_Aim:_
Repeat the material verbatim. Images are excluded from the copy.

[Data segment start]

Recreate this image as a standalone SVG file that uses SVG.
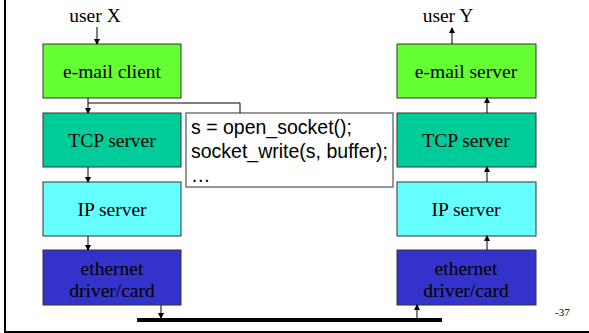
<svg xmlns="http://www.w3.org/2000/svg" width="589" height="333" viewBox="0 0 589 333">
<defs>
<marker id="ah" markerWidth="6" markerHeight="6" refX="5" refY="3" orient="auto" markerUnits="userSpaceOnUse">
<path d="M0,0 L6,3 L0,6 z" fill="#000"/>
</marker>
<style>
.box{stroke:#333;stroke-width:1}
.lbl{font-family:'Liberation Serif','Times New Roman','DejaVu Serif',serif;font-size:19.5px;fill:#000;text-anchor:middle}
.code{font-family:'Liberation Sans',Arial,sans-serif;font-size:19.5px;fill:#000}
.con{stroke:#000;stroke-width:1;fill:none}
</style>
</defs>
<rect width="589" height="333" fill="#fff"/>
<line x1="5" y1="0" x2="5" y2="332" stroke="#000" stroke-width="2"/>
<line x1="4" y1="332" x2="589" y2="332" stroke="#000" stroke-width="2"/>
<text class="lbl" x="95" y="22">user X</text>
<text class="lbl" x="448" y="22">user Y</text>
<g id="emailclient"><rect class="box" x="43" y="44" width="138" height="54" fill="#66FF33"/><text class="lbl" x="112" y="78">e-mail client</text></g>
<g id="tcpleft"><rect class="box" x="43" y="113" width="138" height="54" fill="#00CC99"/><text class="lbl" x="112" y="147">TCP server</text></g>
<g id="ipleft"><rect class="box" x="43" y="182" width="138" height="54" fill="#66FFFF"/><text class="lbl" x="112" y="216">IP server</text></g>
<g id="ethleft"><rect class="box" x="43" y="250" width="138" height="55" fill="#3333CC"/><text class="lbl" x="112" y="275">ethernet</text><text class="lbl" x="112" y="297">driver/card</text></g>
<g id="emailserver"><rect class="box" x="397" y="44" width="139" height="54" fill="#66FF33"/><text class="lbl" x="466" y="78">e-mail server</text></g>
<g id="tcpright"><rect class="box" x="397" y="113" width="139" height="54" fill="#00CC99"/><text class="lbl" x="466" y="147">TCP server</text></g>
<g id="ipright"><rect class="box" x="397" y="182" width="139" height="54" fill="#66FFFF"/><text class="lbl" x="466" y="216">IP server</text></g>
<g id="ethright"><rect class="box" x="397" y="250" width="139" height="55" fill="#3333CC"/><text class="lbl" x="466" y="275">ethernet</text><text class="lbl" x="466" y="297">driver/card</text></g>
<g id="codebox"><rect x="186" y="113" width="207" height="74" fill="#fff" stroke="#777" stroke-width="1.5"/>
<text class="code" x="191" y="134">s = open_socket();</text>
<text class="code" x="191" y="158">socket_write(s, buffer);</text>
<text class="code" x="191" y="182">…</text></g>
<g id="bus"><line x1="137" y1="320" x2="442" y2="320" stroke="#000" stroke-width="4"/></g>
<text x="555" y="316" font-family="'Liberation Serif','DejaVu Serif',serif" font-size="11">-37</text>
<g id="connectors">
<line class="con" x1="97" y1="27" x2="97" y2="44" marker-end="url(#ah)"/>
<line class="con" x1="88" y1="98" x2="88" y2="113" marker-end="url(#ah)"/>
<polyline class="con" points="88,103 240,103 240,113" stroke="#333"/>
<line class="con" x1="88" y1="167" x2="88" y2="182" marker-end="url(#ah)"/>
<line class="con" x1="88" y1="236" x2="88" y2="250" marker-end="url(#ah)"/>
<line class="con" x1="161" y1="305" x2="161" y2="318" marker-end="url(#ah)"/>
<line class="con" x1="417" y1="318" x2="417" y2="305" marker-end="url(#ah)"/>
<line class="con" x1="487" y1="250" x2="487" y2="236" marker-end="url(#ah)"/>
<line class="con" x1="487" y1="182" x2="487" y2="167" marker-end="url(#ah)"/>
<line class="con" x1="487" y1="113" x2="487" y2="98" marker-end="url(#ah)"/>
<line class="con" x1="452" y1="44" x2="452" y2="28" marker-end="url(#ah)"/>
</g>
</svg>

[Data segment end]

_Expected output:_
Recreate this image as a standalone SVG file that uses SVG.
<svg xmlns="http://www.w3.org/2000/svg" width="589" height="333" viewBox="0 0 589 333">
<defs>
<marker id="ah" markerWidth="6" markerHeight="6" refX="5" refY="3" orient="auto" markerUnits="userSpaceOnUse">
<path d="M0,0 L6,3 L0,6 z" fill="#000"/>
</marker>
<style>
.box{stroke:#333;stroke-width:1}
.lbl{font-family:'Liberation Serif','Times New Roman','DejaVu Serif',serif;font-size:19.5px;fill:#000;text-anchor:middle}
.code{font-family:'Liberation Sans',Arial,sans-serif;font-size:19.5px;fill:#000}
.con{stroke:#000;stroke-width:1;fill:none}
</style>
</defs>
<rect width="589" height="333" fill="#fff"/>
<line x1="5" y1="0" x2="5" y2="332" stroke="#000" stroke-width="2"/>
<line x1="4" y1="332" x2="589" y2="332" stroke="#000" stroke-width="2"/>
<text class="lbl" x="95" y="22">user X</text>
<text class="lbl" x="448" y="22">user Y</text>
<g id="emailclient"><rect class="box" x="43" y="44" width="138" height="54" fill="#66FF33"/><text class="lbl" x="112" y="78">e-mail client</text></g>
<g id="tcpleft"><rect class="box" x="43" y="113" width="138" height="54" fill="#00CC99"/><text class="lbl" x="112" y="147">TCP server</text></g>
<g id="ipleft"><rect class="box" x="43" y="182" width="138" height="54" fill="#66FFFF"/><text class="lbl" x="112" y="216">IP server</text></g>
<g id="ethleft"><rect class="box" x="43" y="250" width="138" height="55" fill="#3333CC"/><text class="lbl" x="112" y="275">ethernet</text><text class="lbl" x="112" y="297">driver/card</text></g>
<g id="emailserver"><rect class="box" x="397" y="44" width="139" height="54" fill="#66FF33"/><text class="lbl" x="466" y="78">e-mail server</text></g>
<g id="tcpright"><rect class="box" x="397" y="113" width="139" height="54" fill="#00CC99"/><text class="lbl" x="466" y="147">TCP server</text></g>
<g id="ipright"><rect class="box" x="397" y="182" width="139" height="54" fill="#66FFFF"/><text class="lbl" x="466" y="216">IP server</text></g>
<g id="ethright"><rect class="box" x="397" y="250" width="139" height="55" fill="#3333CC"/><text class="lbl" x="466" y="275">ethernet</text><text class="lbl" x="466" y="297">driver/card</text></g>
<g id="codebox"><rect x="186" y="113" width="207" height="74" fill="#fff" stroke="#777" stroke-width="1.5"/>
<text class="code" x="191" y="134">s = open_socket();</text>
<text class="code" x="191" y="158">socket_write(s, buffer);</text>
<text class="code" x="191" y="182">…</text></g>
<g id="bus"><line x1="137" y1="320" x2="442" y2="320" stroke="#000" stroke-width="4"/></g>
<text x="555" y="316" font-family="'Liberation Serif','DejaVu Serif',serif" font-size="11">-37</text>
<g id="connectors">
<line class="con" x1="97" y1="27" x2="97" y2="44" marker-end="url(#ah)"/>
<line class="con" x1="88" y1="98" x2="88" y2="113" marker-end="url(#ah)"/>
<polyline class="con" points="88,103 240,103 240,113" stroke="#333"/>
<line class="con" x1="88" y1="167" x2="88" y2="182" marker-end="url(#ah)"/>
<line class="con" x1="88" y1="236" x2="88" y2="250" marker-end="url(#ah)"/>
<line class="con" x1="161" y1="305" x2="161" y2="318" marker-end="url(#ah)"/>
<line class="con" x1="417" y1="318" x2="417" y2="305" marker-end="url(#ah)"/>
<line class="con" x1="487" y1="250" x2="487" y2="236" marker-end="url(#ah)"/>
<line class="con" x1="487" y1="182" x2="487" y2="167" marker-end="url(#ah)"/>
<line class="con" x1="487" y1="113" x2="487" y2="98" marker-end="url(#ah)"/>
<line class="con" x1="452" y1="44" x2="452" y2="28" marker-end="url(#ah)"/>
</g>
</svg>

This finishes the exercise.